Sighted people who read a novel are essentially blind. They don’t see the actual characters they’re reading about. They are also blind when they listen to the radio. However, the words they read or hear may trigger vivid pictures in their head.
As they read, sighted folks will unconsciously cast the good guy, the bad guy and the girl with specific features and expressions (especially from those sexy passages) based on previous images stored in their memory banks.
People, color, places and things come alive in our minds; we mentally assemble a person or animal or bus or autumn tree or white picket fence as our unconscious pulls from our stockpiled memories.

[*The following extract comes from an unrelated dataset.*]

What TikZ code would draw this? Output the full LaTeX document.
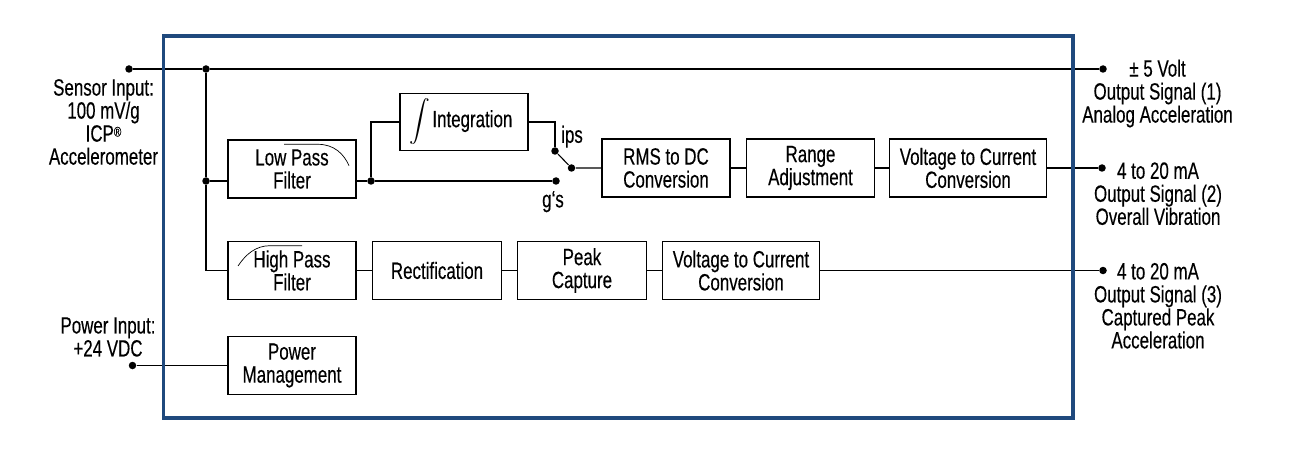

Of course, the imagined characters in your head don’t match the real ones. You go to see the movie adapted from the novel and say, “Yikes! I didn’t picture Portnoy looking like that!” Or you hear the jazz musician’s deep raspy voice on the radio and conjure up a large, big-cheeked bald headed dude and then see him on some late night talk show a month later and he’s a little man with brown curly hair and narrow eyes.
At times, imagination can be more satisfying than the real thing.

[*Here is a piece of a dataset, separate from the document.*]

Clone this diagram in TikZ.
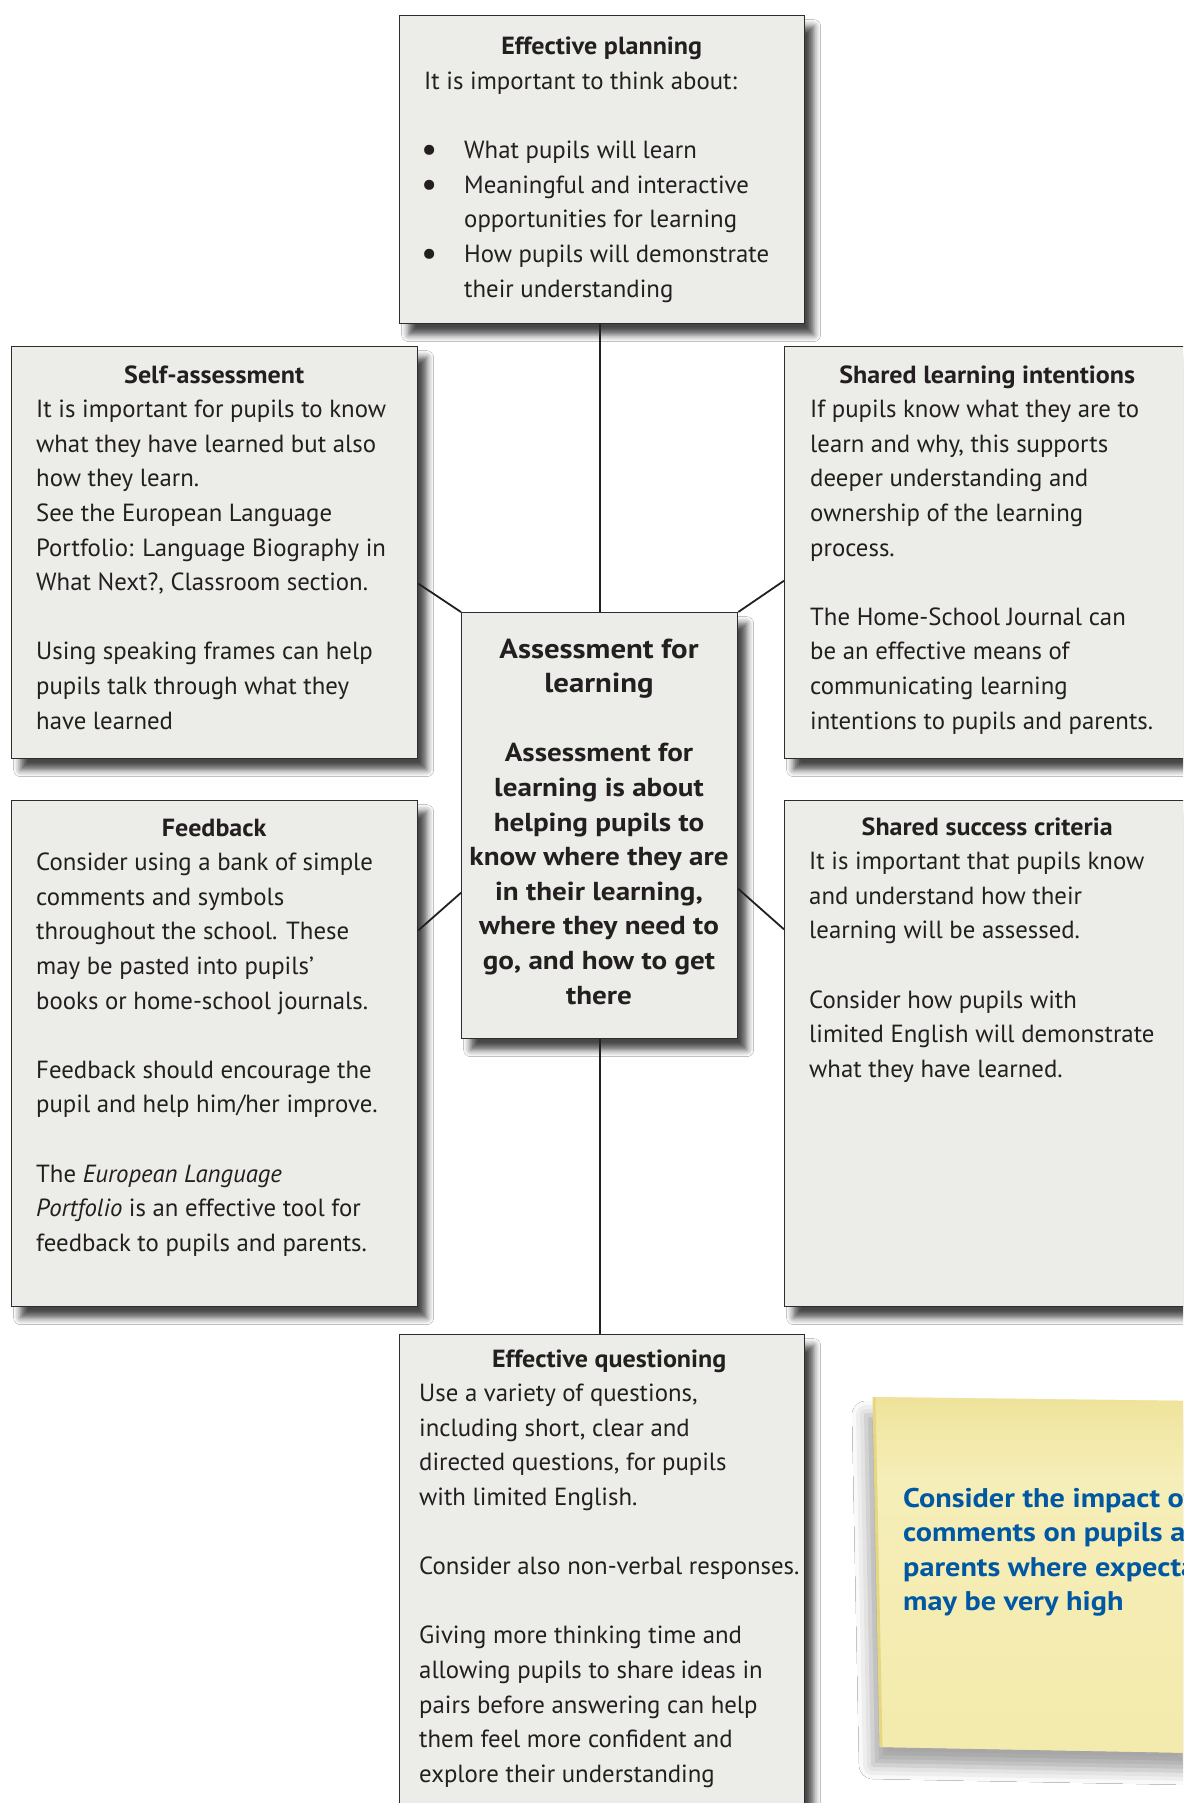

Perhaps you’ve been speaking to a business associate for months on the phone and when you finally meet for the first time, the nice smile you imagined is loaded with bad teeth or the long skinny fingers you pictured suddenly become fat clammy hands.
Having now lived the first half of my life sighted and the second half as a blind man, I often reflect on the transition from being sighted to being blind – what I saw and didn’t see during those transition years. When you gradually go blind, there is that grey period when you wonder if you saw things or if it was, as the song says, “just my imagination running away with me.”
Since imagination and the real world are two different places, in which world was I living? And which had the better view?
That five year period of time when I was losing the remainder of my sight started around the release of the first Star Wars movie. I still wonder if it was in my eyes or my imagination where I first saw C-3PO and R2-D2. In my recollection is a tall metallic guy next to an industrial looking vacuum cleaner, the sci-fi equivalent of Laurel and Hardy.
So now my day-to-day world is pretty much like a big radio that’s always on – disembodied people becoming three-dimensional in my head. I speak with somebody and their voice takes physical shape – my imagined image often quite a bit more colorful than the actuality. I recall working with Donna many years ago. She had a rough voice and smelled of cigarettes and drove our service truck. Yep, now you’ve got the picture. So when she gave me her smooth and petite hand to shake one day, I was flummoxed – she instantly transformed from someone with half a Y chromosome into a princess in distress.
Even though the reality doesn’t match the imagination, I often find people expecting me to be spot on when describing some person I just met, as if they are in the presence of a sorcerer. I must admit, I have resorted to artifice at times, asking a friend to secretly describe the new person to me first so when I’m later asked to give their description, I nail it and amaze the chumps gathered around to hear me wax on like some wizard.
Heck, even in college when I couldn’t see so well, I’d ask a pal for the specifications of the coed I was chatting up so that at the opportune time, I could tell her what she looked like, Impress her with my paranormal powers, and maybe get lucky.
So while you sighted folks read your novels, we blind guys listen to our talking books and converge on our imaginations, where sight has no advantage for either of us.